LSL Property Services warns on profit as rising interest rates hit homebuying

LSL Property Services warns on profit as rising interest rates hit homebuying

  • LSL expects lower mortgage lending and remortgaging than previously forecast
  • Valuation instructions by lenders tumbled by around 40%  in recent weeks
  • First-half revenues set to have fallen to £104m, from £160.9m 

LSL Property Services has warned annual profits will be substantially lower than previously forecast as rising interest rates hit mortgage lending and homebuying.

The group, which owns estate agents Your Move and Reeds Rains as well as mortgage adviser Primis, said that the ‘larger than expected interest rate increase’ by the Bank of England in June had a ‘material impact on the mortgage market’.

LSL expects revenue in the six months to the end of June to have dropped to around £104million, from £160.9million in the previous year, with underlying operating profit falling to £3.5million, from £14.2million.

LSL, which provides advisory services to mortgage brokers, said it expected lower levels of mortgage lending and remortgaging than previously forecast for the rest of the year

The Newcastle-based company, which also provides advisory services to mortgage brokers, said it expected lower levels of mortgage lending and remortgaging than previously forecast for the rest of the year.

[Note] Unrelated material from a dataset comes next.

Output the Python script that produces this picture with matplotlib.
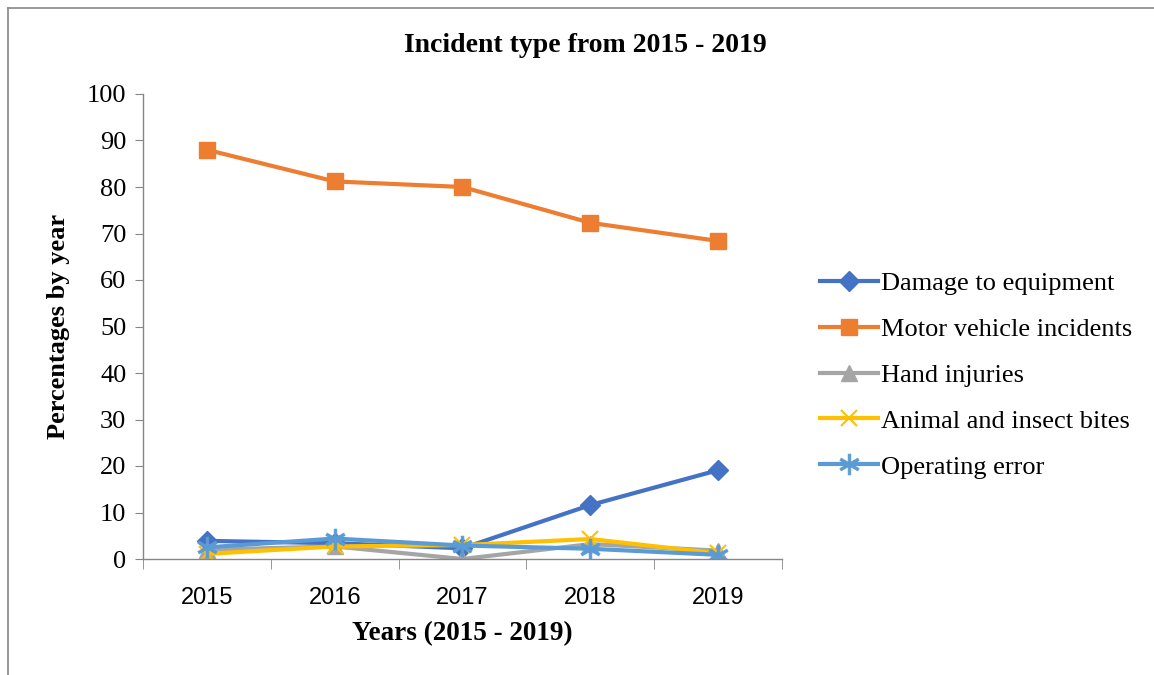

This change in the mortgage market will impact its surveying division further, as more borrowers stick with their existing lenders, which means no need for property valuation services.

While valuation instructions by lenders had been building up steadily in the first half, they tumbled by around 40 per cent in recent weeks to ‘levels substantially below historic norms’, LSL told shareholders.

Chief executive, David Stewart, said: ‘Market conditions have been challenging, and more recently have become more difficult, impacting this year’s financial performance.’

In the first half, mortgage lending fell by 27 per cent, while remortgaging decreased by 15 per cent, though both declines were less acute than those seen across the market.

‘Whilst this change in the nature and volume of mortgage lending was largely included in our expectations for H1, the most recent trading following the June interest rate rise indicates that this shift has increased further and we now expect these conditions to persist in H2, with a resulting impact on margins and full year profit,’ LSL told shareholders. 

The profit warning sent LSL Property Services shares falling as much as 14 per cent on Monday morning, before they recouped some losses to trade down 11 per cent to 250p.

The housing market is in the middle of a slowdown, as high mortgage costs and tight credit conditions eat into demand. 

The Bank of England has raised interest rates by 0.25 percentage points to 5.25 per cent last week in a bid to bring down inflation. 

The decision marks the bank’s 14th base rate hike since December 2021. Base rate is now at its highest level since February 2008, when it also stood at 5.25 per cent.

House prices have fallen for the fourth consecutive month, according to the mortgage lender Halifax.

However, the lender also said the market was displaying resilience with industry data showing increased activity.